§ Exercise instructions: Leave the pictures out and quote every line from the start of the listing to the line with "const seriesNames = ['D', '13C'];", inclusive.

§ Source excerpt:
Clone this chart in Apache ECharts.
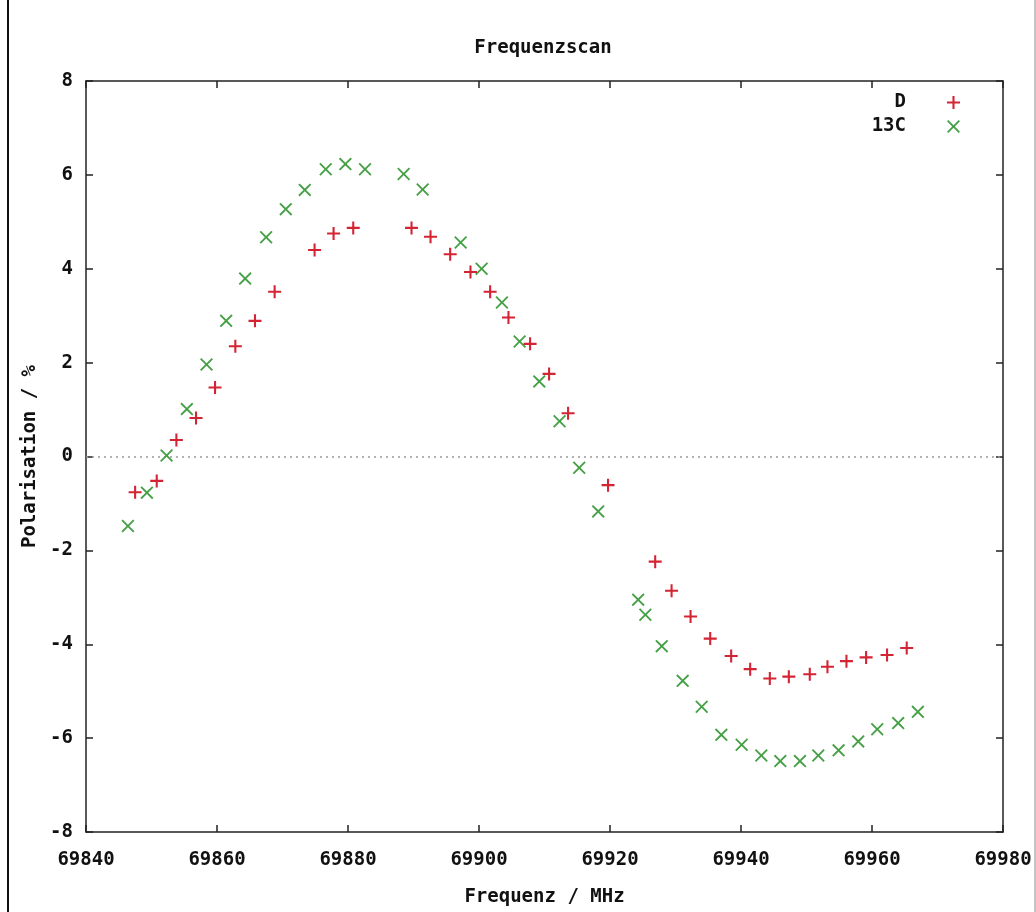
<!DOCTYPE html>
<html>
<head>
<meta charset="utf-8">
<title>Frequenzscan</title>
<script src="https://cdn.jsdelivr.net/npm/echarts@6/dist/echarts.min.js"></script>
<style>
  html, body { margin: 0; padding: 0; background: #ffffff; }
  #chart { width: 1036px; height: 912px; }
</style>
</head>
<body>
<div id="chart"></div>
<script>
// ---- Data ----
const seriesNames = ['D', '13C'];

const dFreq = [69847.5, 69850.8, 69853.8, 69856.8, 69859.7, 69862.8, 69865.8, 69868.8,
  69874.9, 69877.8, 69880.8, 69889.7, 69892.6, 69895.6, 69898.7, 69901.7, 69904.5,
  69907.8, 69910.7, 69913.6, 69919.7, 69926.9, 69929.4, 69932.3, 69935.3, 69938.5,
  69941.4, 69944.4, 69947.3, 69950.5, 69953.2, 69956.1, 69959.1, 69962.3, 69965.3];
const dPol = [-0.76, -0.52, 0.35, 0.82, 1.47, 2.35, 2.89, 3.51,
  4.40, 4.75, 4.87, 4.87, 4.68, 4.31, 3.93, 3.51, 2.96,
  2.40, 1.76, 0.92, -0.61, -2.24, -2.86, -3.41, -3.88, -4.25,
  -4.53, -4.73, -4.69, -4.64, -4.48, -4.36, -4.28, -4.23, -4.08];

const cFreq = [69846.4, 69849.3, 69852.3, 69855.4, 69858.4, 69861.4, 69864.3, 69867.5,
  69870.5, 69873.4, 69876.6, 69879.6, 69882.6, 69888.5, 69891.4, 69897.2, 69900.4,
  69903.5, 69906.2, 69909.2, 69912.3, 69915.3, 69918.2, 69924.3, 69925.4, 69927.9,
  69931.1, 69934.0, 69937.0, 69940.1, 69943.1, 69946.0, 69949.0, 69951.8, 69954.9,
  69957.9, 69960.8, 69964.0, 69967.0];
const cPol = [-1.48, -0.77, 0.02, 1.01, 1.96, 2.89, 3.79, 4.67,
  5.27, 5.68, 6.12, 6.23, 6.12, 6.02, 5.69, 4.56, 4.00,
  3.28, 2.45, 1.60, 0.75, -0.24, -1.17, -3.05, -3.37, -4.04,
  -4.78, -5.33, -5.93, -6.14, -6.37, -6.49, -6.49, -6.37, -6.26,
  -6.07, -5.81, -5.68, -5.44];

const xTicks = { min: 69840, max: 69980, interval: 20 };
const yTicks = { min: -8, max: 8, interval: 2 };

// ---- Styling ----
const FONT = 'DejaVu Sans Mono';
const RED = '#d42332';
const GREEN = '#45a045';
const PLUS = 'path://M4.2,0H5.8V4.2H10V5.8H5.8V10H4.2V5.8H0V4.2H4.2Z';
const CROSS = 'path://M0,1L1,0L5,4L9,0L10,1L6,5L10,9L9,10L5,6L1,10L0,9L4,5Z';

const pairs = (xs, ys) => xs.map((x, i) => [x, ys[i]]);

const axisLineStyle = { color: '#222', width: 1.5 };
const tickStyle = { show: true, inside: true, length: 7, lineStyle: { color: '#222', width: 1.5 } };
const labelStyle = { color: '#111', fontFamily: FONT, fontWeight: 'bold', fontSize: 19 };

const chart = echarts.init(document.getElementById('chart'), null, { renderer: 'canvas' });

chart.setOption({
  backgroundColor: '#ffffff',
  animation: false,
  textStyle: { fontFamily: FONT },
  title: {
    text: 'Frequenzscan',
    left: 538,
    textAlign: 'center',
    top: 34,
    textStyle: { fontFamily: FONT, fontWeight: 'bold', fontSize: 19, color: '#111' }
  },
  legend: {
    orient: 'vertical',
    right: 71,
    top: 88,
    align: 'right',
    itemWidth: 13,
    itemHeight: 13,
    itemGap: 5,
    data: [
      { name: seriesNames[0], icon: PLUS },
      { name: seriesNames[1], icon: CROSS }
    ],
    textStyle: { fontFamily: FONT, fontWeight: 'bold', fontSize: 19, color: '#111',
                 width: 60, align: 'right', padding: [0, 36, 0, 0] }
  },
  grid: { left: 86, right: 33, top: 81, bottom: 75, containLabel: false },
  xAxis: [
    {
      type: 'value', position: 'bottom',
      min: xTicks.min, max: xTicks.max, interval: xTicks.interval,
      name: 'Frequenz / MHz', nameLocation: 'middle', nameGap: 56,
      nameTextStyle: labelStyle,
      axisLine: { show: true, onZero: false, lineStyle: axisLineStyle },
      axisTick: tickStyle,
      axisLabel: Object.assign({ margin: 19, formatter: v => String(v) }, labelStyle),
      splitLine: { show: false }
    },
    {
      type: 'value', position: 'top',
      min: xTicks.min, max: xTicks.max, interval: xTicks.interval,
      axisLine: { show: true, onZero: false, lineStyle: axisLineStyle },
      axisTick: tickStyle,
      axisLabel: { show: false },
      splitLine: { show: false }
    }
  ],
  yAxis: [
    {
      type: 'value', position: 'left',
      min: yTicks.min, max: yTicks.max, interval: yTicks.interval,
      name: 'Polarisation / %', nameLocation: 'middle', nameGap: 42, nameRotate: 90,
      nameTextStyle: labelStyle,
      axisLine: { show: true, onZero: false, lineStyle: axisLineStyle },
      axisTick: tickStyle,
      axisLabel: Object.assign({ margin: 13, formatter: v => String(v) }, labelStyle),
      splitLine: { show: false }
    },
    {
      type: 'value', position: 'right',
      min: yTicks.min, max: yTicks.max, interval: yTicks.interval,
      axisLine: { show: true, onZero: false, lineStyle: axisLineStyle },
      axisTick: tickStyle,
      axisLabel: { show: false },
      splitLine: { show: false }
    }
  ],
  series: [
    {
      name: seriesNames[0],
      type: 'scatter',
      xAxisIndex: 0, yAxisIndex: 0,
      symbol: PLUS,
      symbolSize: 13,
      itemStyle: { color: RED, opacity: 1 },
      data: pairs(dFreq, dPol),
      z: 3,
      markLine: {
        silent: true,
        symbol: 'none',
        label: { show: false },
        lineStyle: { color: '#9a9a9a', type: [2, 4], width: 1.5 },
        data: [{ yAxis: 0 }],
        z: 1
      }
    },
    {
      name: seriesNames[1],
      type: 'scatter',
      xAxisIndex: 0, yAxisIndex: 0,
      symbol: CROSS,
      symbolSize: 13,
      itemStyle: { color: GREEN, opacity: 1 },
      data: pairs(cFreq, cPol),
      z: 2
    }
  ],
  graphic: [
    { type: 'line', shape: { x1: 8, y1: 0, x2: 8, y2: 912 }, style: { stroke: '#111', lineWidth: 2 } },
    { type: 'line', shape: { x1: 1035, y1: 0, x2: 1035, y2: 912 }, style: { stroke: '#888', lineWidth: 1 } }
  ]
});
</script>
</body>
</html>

§ Completed exercise:
Clone this chart in Apache ECharts.
<!DOCTYPE html>
<html>
<head>
<meta charset="utf-8">
<title>Frequenzscan</title>
<script src="https://cdn.jsdelivr.net/npm/echarts@6/dist/echarts.min.js"></script>
<style>
  html, body { margin: 0; padding: 0; background: #ffffff; }
  #chart { width: 1036px; height: 912px; }
</style>
</head>
<body>
<div id="chart"></div>
<script>
// ---- Data ----
const seriesNames = ['D', '13C'];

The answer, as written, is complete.